- Task details
Only the lines from the top of the listing below to the line that has "80, 90, 100];" should be echoed, with both ends kept and pictures left out.

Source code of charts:
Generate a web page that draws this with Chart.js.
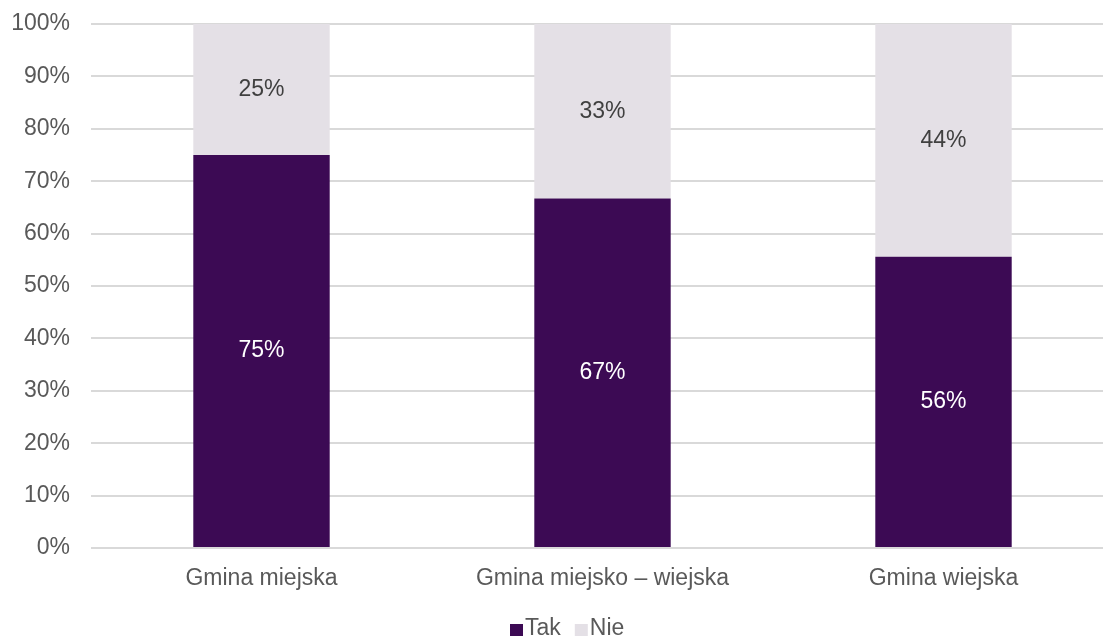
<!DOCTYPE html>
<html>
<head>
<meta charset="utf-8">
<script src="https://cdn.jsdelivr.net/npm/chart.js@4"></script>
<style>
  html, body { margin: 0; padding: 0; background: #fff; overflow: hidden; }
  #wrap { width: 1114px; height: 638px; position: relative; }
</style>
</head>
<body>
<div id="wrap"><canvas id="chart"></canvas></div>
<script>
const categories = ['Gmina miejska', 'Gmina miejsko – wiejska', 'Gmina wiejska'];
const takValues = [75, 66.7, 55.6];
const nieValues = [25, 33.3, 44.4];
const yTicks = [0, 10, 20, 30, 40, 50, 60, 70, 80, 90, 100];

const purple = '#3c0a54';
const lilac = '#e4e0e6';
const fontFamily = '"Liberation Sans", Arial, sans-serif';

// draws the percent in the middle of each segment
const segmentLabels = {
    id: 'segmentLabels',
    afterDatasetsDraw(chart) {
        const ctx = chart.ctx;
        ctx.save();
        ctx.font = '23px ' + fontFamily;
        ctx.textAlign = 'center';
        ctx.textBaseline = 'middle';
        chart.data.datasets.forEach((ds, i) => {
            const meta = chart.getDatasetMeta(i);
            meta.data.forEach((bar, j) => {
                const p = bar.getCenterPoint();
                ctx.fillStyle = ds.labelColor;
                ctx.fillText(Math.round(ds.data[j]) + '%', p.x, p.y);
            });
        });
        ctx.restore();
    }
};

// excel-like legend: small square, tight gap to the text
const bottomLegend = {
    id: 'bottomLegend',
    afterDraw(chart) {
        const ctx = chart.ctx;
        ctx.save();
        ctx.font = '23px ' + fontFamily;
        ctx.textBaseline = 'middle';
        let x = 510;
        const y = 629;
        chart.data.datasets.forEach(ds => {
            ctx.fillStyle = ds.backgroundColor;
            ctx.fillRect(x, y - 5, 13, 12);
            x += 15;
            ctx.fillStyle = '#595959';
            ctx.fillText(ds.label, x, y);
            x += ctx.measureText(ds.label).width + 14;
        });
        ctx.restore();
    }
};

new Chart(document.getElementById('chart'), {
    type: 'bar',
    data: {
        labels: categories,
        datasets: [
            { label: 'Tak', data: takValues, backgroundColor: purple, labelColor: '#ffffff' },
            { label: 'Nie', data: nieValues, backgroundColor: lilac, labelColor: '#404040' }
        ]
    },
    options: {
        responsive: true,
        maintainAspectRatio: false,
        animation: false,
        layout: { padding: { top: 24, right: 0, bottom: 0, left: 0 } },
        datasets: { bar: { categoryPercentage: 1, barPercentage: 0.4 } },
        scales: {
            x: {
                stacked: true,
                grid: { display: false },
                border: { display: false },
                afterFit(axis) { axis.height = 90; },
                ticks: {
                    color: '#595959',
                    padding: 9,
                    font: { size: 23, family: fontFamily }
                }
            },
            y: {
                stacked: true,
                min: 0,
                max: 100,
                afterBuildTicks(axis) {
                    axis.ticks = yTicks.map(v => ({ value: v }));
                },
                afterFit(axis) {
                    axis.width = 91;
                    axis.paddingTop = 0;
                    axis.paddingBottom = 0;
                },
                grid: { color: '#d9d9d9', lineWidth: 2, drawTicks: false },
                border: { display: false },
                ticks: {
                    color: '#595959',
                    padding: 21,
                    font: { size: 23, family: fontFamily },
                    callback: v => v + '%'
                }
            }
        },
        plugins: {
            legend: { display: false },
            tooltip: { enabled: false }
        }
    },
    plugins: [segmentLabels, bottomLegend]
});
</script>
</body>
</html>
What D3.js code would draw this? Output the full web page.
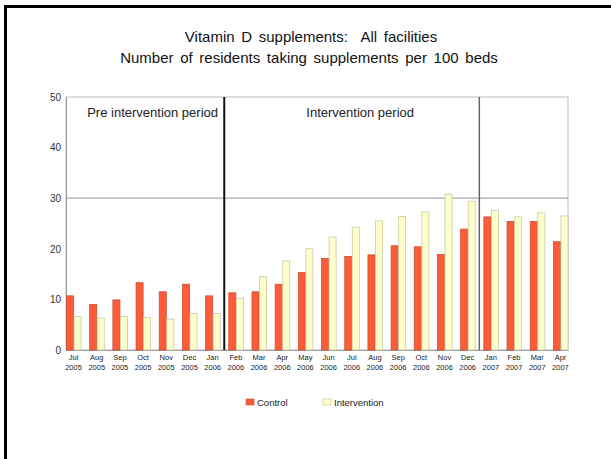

- Task solution
Generate a web page that draws this with Chart.js.
<!DOCTYPE html>
<html>
<head>
<meta charset="utf-8">
<script src="https://cdn.jsdelivr.net/npm/chart.js@4"></script>
<style>
  html, body { margin: 0; padding: 0; background: #fff; overflow: hidden; }
  #wrap { width: 1114px; height: 638px; position: relative; }
</style>
</head>
<body>
<div id="wrap"><canvas id="chart"></canvas></div>
<script>
const categories = ['Gmina miejska', 'Gmina miejsko – wiejska', 'Gmina wiejska'];
const takValues = [75, 66.7, 55.6];
const nieValues = [25, 33.3, 44.4];
const yTicks = [0, 10, 20, 30, 40, 50, 60, 70, 80, 90, 100];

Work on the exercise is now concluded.